Il libro “Dante, Silone e la Perdonanza”: le 12 tavole del Maestro Sandro Arduini

Volume intrigante, questo, impreziosito dal pittore-scultore Sandro Arduini con l’acquerello riprodotto in copertina ispirato al trecentesco esoterico labirinto iniziatico in pietra visibile nella basilica di Collemaggio, con i sei cerchiconcentrici, a loro volta formanti tre 8 leggibili anche quali simbolo dell’infinito e dall’interno dei quali affiorano tre ulteriori cerchi per ciascuno. Liberamente reinterpretato sia nella resa cromatica complessiva fondente in un vibrante abbraccio i marroni (terra) ai bianchi ed agli azzurri (cielo) che nella resa prospettica. Labirinto peraltro ampiamente citato visivamente nello straordinario Amphiteather realizzato recentemente nelle vicinanze della basilica dall’artista americana Beverly Pepper opportunamente sensibilizzata dalla critica d’arte Roberta Semeraro, ideatrice e curatrice dell’intera operazione.

Con i disegni a matita riproposti nelle 12 tavole, il libro viene così ad incorporare un’autentica, rilucente gemma estetica, appositamente sagomata dall’artista aquilano dopo la lettura delle bozze di “Dante, Silone e la Perdonanza”.

Un autentico, e per certi versi autonomo “livre d’artiste” il suo, che non si limita ad illustrare questo o quell’evento, ma che ne interpreta lo spirito anche d’ordine esistenziale circolante tra le incalzanti pagine. Spirito captato da una geometrizzata, per lo più astrattizzante figurazione, nel contesto di una natura selvaggia e rocciosa (così cara all’eremita fra’ Pietro da Morrone), con alcuni disegni che fanno da basso continuo al tutto, come è percepibile ne “La lotta per la vita”, “L’albero della vita” e “Il sasso” con l’inconfondibile impronta memoriale d’una conchiglia fossilizzata.

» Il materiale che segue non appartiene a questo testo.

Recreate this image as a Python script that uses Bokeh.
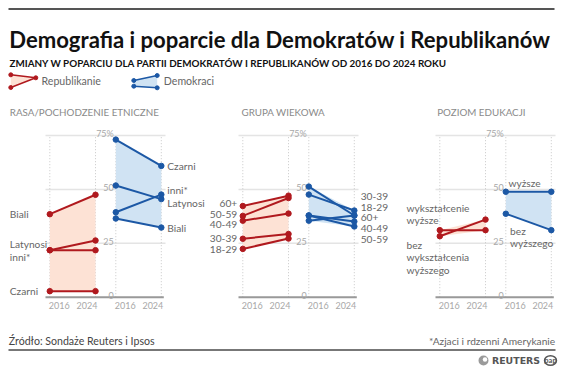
from bokeh.plotting import figure
from bokeh.models import Range1d
from bokeh.core.properties import value
from bokeh.embed import file_html
from bokeh.resources import INLINE

# ---------------- data ----------------
years = ["2016", "2024"]
y_ticks = [0, 25, 50, 75]
y_tick_labels = ["0", "25", "50", "75%"]

rasa_labels = ["Biali", "Latynosi", "inni*", "Czarni"]
rasa_rep_2016 = [38.5, 21.8, 21.8, 2.8]
rasa_rep_2024 = [47.5, 26.3, 21.8, 2.8]
rasa_dem_2016 = [36.5, 51.8, 39.4, 73.1]
rasa_dem_2024 = [32.3, 45.5, 47.6, 60.9]

wiek_labels = ["18-29", "30-39", "40-49", "50-59", "60+"]
wiek_rep_2016 = [22.4, 27.1, 35.5, 37.7, 42.3]
wiek_rep_2024 = [27.2, 29.3, 38.8, 46.0, 47.1]
wiek_dem_2016 = [51.3, 47.6, 37.9, 37.9, 35.5]
wiek_dem_2024 = [37.9, 40.2, 35.1, 32.8, 37.9]

edu_labels_rep = ["wykształcenie\nwyższe", "bez\nwykształcenia\nwyższego"]
edu_labels_dem = ["wyższe", "bez\nwyższego"]
edu_rep_2016 = [31.1, 28.3]
edu_rep_2024 = [31.1, 36.0]
edu_dem_2016 = [48.9, 38.7]
edu_dem_2024 = [48.9, 31.1]

panel_titles = ["RASA/POCHODZENIE ETNICZNE", "GRUPA WIEKOWA", "POZIOM EDUKACJI"]
title = "Demografia i poparcie dla Demokratów i Republikanów"
subtitle = "ZMIANY W POPARCIU DLA PARTII DEMOKRATÓW I REPUBLIKANÓW OD 2016 DO 2024 ROKU"
legend_labels = ["Republikanie", "Demokraci"]
source = "Źródło: Sondaże Reuters i Ipsos"
footnote = "*Azjaci i rdzenni Amerykanie"

# ---------------- style ----------------
FONT = "Lato"
RED = "#b0191e"
BLUE = "#1c58a5"
RED_FILL = "#fde2d5"
BLUE_FILL = "#d0e3f3"
GRID = "#e4e4e4"
LABEL = "#666666"
TICK = "#a8a8a8"
LS = 10.2  # label font size

W, H = 564, 370
Y0, K = 296.7, 2.156          # page y of 0 %, pixels per 1 %


def Y(py):
    return (Y0 - py) / K


p = figure(width=W, height=H, x_range=Range1d(0, W), y_range=Range1d(Y(H), Y(0)),
           output_backend="svg", toolbar_location=None, min_border=0,
           x_axis_location=None, y_axis_location=None)
p.grid.visible = False
p.outline_line_color = None
p.background_fill_color = "white"
p.border_fill_color = "white"


def txt(x, y, s, size, color, align="left", baseline="middle", style="normal", lh=1.2, font=FONT):
    p.text(x=[x], y=[y], text=[s], text_font=value(font), text_font_size=value(f"{size}px"),
           text_color=color, text_align=align, text_baseline=baseline,
           text_font_style=style, text_line_height=lh)


def spread(vals, gap):
    order = sorted(range(len(vals)), key=lambda i: -vals[i])
    pos = [vals[i] for i in order]
    for _ in range(300):
        for j in range(1, len(pos)):
            d = pos[j - 1] - pos[j]
            if d < gap:
                s = (gap - d) / 2
                pos[j - 1] += s
                pos[j] -= s
    out = [0] * len(vals)
    for k, i in enumerate(order):
        out[i] = pos[k]
    return out


# ---------------- header ----------------
p.segment(x0=[8], y0=[Y(8.5)], x1=[554], y1=[Y(8.5)], line_color="#555555", line_width=2)
txt(8.8, Y(38.5), title, 22.1, "#111111", baseline="alphabetic", style="bold")
txt(9, Y(62), subtitle, 9.85, "#111111", baseline="alphabetic", style="bold")

# legend icons
p.patch(x=[10.3, 35.3, 10.3], y=[Y(74.3), Y(77.3), Y(87)], fill_color=RED_FILL, line_color=None)
p.line(x=[10.3, 35.3, 10.3], y=[Y(74.3), Y(77.3), Y(87)], line_color=RED, line_width=1.5)
p.scatter(x=[10.3, 35.3, 10.3], y=[Y(74.3), Y(77.3), Y(87)], size=4, color=RED)
txt(41, Y(80.5), legend_labels[0], 10.6, LABEL)

p.patch(x=[133.3, 156.7, 156.7, 133.3], y=[Y(80), Y(75), Y(87.3), Y(85.7)], fill_color=BLUE_FILL, line_color=None)
p.multi_line(xs=[[133.3, 156.7], [133.3, 156.7]], ys=[[Y(80), Y(75)], [Y(85.7), Y(87.3)]],
             line_color=BLUE, line_width=1.5)
p.scatter(x=[133.3, 156.7, 133.3, 156.7], y=[Y(80), Y(75), Y(85.7), Y(87.3)], size=4, color=BLUE)
txt(163.3, Y(80.5), legend_labels[1], 10.6, LABEL)

# ---------------- panels ----------------
bases = [49.3, 242.3, 439.3]
offs = [0, 45.7, 66.0, 111.5]
title_x = [9.3, 241, 436.7]

panels = [
    (rasa_labels, rasa_rep_2016, rasa_rep_2024, rasa_dem_2016, rasa_dem_2024),
    (wiek_labels, wiek_rep_2016, wiek_rep_2024, wiek_dem_2016, wiek_dem_2024),
    (None, edu_rep_2016, edu_rep_2024, edu_dem_2016, edu_dem_2024),
]

for k, (labels, r16, r24, d16, d24) in enumerate(panels):
    bx = bases[k]
    xs = [bx + o for o in offs]
    txt(title_x[k], Y(111.7), panel_titles[k], 9.8, "#8a8a8a")

    # grid
    for t in y_ticks[1:]:
        p.segment(x0=[bx - 4.3], y0=[t], x1=[bx + 115.7], y1=[t], line_color=GRID, line_width=1.5)
    for x in xs:
        p.segment(x0=[x], y0=[0], x1=[x], y1=[75], line_color="#c8c8c8", line_width=1, line_dash="1 2")

    # bands
    p.patch(x=[xs[0], xs[1], xs[1], xs[0]], y=[max(r16), max(r24), min(r24), min(r16)],
            fill_color=RED_FILL, line_color=None)
    p.patch(x=[xs[2], xs[3], xs[3], xs[2]], y=[max(d16), max(d24), min(d24), min(d16)],
            fill_color=BLUE_FILL, line_color=None)

    # axis
    p.segment(x0=[bx - 4.3], y0=[0], x1=[bx + 114], y1=[0], line_color="#999999", line_width=2)
    for t, lab in zip(y_ticks, y_tick_labels):
        txt(bx + 64, t + 0.9, lab, 9, TICK, align="right", baseline="alphabetic")
    for i, x in enumerate(xs):
        yr = years[i % 2]
        if i % 2 == 0:
            txt(x - 1, Y(305), yr, 9, TICK, align="left")
        else:
            txt(x + 2, Y(305), yr, 9, TICK, align="right")

    # lines
    n = len(r16)
    p.multi_line(xs=[[xs[0], xs[1]] for _ in range(n)], ys=[[a, b] for a, b in zip(r16, r24)],
                 line_color=RED, line_width=2)
    p.scatter(x=[xs[0]] * n + [xs[1]] * n, y=list(r16) + list(r24), size=5.5, color=RED)
    p.multi_line(xs=[[xs[2], xs[3]] for _ in range(n)], ys=[[a, b] for a, b in zip(d16, d24)],
                 line_color=BLUE, line_width=2)
    p.scatter(x=[xs[2]] * n + [xs[3]] * n, y=list(d16) + list(d24), size=5.5, color=BLUE)

    # labels
    if k == 0:
        ly = spread(r16, 6.0)
        for lab, yv in zip(labels, ly):
            txt(9.3, yv, lab, LS, LABEL)
        ry = spread(d24, 6.0)
        for lab, yv in zip(labels, ry):
            txt(xs[3] + 6, yv, lab, LS, LABEL)
    elif k == 1:
        ly = spread(r16, 4.9)
        for lab, yv in zip(labels, ly):
            txt(xs[0] - 5.6, yv, lab, LS, LABEL, align="right")
        ry = spread(d24, 4.9)
        for lab, yv in zip(labels, ry):
            txt(xs[3] + 6.4, yv, lab, LS, LABEL)
    else:
        txt(xs[0] - 33.3, r16[0] + 1.7, edu_labels_rep[0], LS, LABEL, baseline="bottom", lh=1.05)
        txt(xs[0] - 33.3, r16[1] - 1.2, edu_labels_rep[1], LS, LABEL, baseline="top", lh=1.05)
        txt(xs[2] + 2.6, d16[0] + 1.5, edu_labels_dem[0], LS, LABEL, baseline="bottom", lh=1.05)
        txt(xs[2] + 4.3, d16[1] - 5.0, edu_labels_dem[1], LS, LABEL, baseline="top", lh=1.05)

# ---------------- footer ----------------
txt(8.3, Y(340.7), source, 10.6, "#444444")
txt(555, Y(340.5), footnote, 10.2, "#666666", align="right")
p.segment(x0=[8], y0=[Y(349.5)], x1=[555], y1=[Y(349.5)], line_color="#777777", line_width=2)
p.scatter(x=[483], y=[Y(360)], size=10, fill_color="#9a9a9a", line_color=None)
p.scatter(x=[484.5], y=[Y(359)], size=4.5, fill_color="white", line_color=None)
txt(491.5, Y(360.3), "REUTERS", 9.4, "#555555", style="bold", font="DejaVu Sans")
p.ellipse(x=[550], y=[Y(360)], width=12, height=9.5 / K, fill_color="white",
          line_color="#555555", line_width=1.4)
txt(550, Y(360.3), "pap", 7.5, "#555555", align="center", style="bold")

open("out.html", "w").write(file_html(p, INLINE))
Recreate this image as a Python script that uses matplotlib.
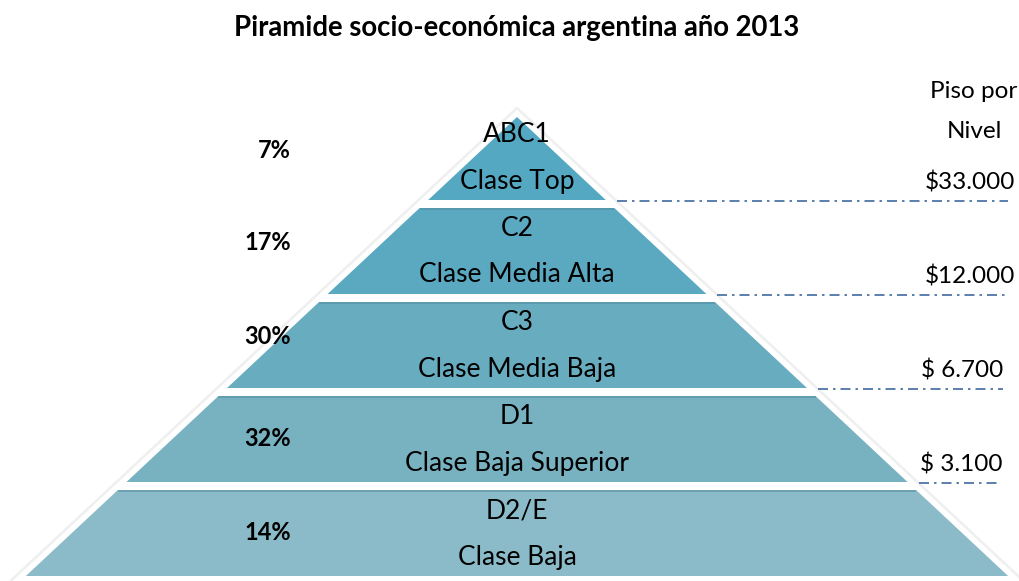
import matplotlib.pyplot as plt
from matplotlib.patches import Polygon

title = 'Piramide socio-económica argentina año 2013'
codes = ['ABC1', 'C2', 'C3', 'D1', 'D2/E']
classes = ['Clase Top', 'Clase Media Alta', 'Clase Media Baja',
           'Clase Baja Superior', 'Clase Baja']
shares = [7, 17, 30, 32, 14]
floors = ['$33.000', '$12.000', '$ 6.700', '$ 3.100']
colors = ['#55a8c1', '#5aa9c1', '#68adbf', '#78b2c1', '#8bbbc8']

plt.rcParams['font.family'] = ['Lato', 'DejaVu Sans']

fig = plt.figure(figsize=(10.2, 5.81), dpi=100)
ax = fig.add_axes([0, 0, 1, 1])
ax.set_xlim(0, 1020)
ax.set_ylim(581, 0)
ax.axis('off')

# pyramid layout (pixel units)
cx, apex_y, slope = 517, 117, 1.07
first_bottom, pitch, band_h = 200, 94, 86


def half_w(y):
    return slope * (y - apex_y)


# faint outline around the pyramid
bot = first_bottom + pitch * (len(codes) - 1) + 4
ax.plot([cx - half_w(bot) - 10, cx, cx + half_w(bot) + 10],
        [bot, apex_y - 9, bot], color='#efefef', lw=1.8, zorder=1)

pct_y = [150, 243, 337, 438, 532]
for i in range(len(codes)):
    yb = first_bottom + pitch * i
    yt = max(apex_y, yb - band_h)
    pts = [(cx - half_w(yt), yt), (cx + half_w(yt), yt),
           (cx + half_w(yb), yb), (cx - half_w(yb), yb)]
    ax.add_patch(Polygon(pts, closed=True, facecolor=colors[i],
                         edgecolor='none', zorder=2))
    if i > 0:
        ax.plot([cx - half_w(yt) + 1, cx + half_w(yt) - 1], [yt + 1, yt + 1],
                color='#4f8a9c', lw=1.2, alpha=0.6, zorder=3)
    ax.text(cx, yb - 65, codes[i], ha='center', va='center',
            fontsize=19, zorder=4)
    ax.text(cx, yb - 19, classes[i], ha='center', va='center',
            fontsize=19, zorder=4)
    ax.text(291, pct_y[i], f'{shares[i]}%', ha='right', va='center',
            fontsize=17, fontweight='bold', zorder=4)

# floor income per level
ax.text(974, 92, 'Piso por', ha='center', va='center', fontsize=17.5)
ax.text(974, 131, 'Nivel', ha='center', va='center', fontsize=17.5)
floor_right = [1015, 1015, 1003, 1003]
line_end = [1008, 1008, 1003, 1000]
for i, lab in enumerate(floors):
    yb = first_bottom + pitch * i + 1
    ax.text(floor_right[i], yb - 18, lab, ha='right', va='center',
            fontsize=17.5)
    ax.plot([cx + half_w(yb) + 10, line_end[i]], [yb, yb], color='#3f6aa0',
            lw=1.2, dashes=(6, 3, 1.5, 3), zorder=2)

ax.text(517, 28, title, ha='center', va='center', fontsize=19.8,
        fontweight='bold')

fig.savefig('out.png', dpi=100)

E, mentre in altri è ravvisabile solo nel titolo il diretto riferimento all’intera “Trilogia” con quell’incrocio di linee rette ascendenti genitrici di euclidei solidi geometrici e con uno statuario non-più-Celestino V che scaglia lontano la ricusata tiara de “Il grande rifiuto” o la cui effigiata ombra rivive en plein air ne “Il sogno e l’incubo” , è l’urgenza di una libertà espressiva senza vincoli ad imporsi in una modernizzante figurazione neo-rinascimentale. Come avviene nella gianica, teatralizzata “Le due chiese”, nell’allegorico “Il bene e il male”, nella ovidiana, bidimensionalizzata “Metamorfosi” e, con particolare pregnanza, in “Mi chiudo – mistero”, dove quella giovane donna fuoriuscita di botto da una vistosa cornice è tormentata dalla tortura di mostruose voci.

Il ritorno all’Inferno dantesco con “Canto XIX – I SIMONIACI”, “O qual che se, che ’l di su tien di sotto, / anima trista, come pal commessa / comincia’io a dir, se puoi, fa motto”, con un corpo discinto ed a testa in giù, parzialmente inscritto in un enorme disco e con la restante parte dall’ombra dello stesso, dialoga idealmente con “Il tempo e lo spazio”, quasi a ritrovare una rinnovabile dimensione cosmogonica nell’inseguire simbolicamente “l’amor che move il sole e l’altre stelle”.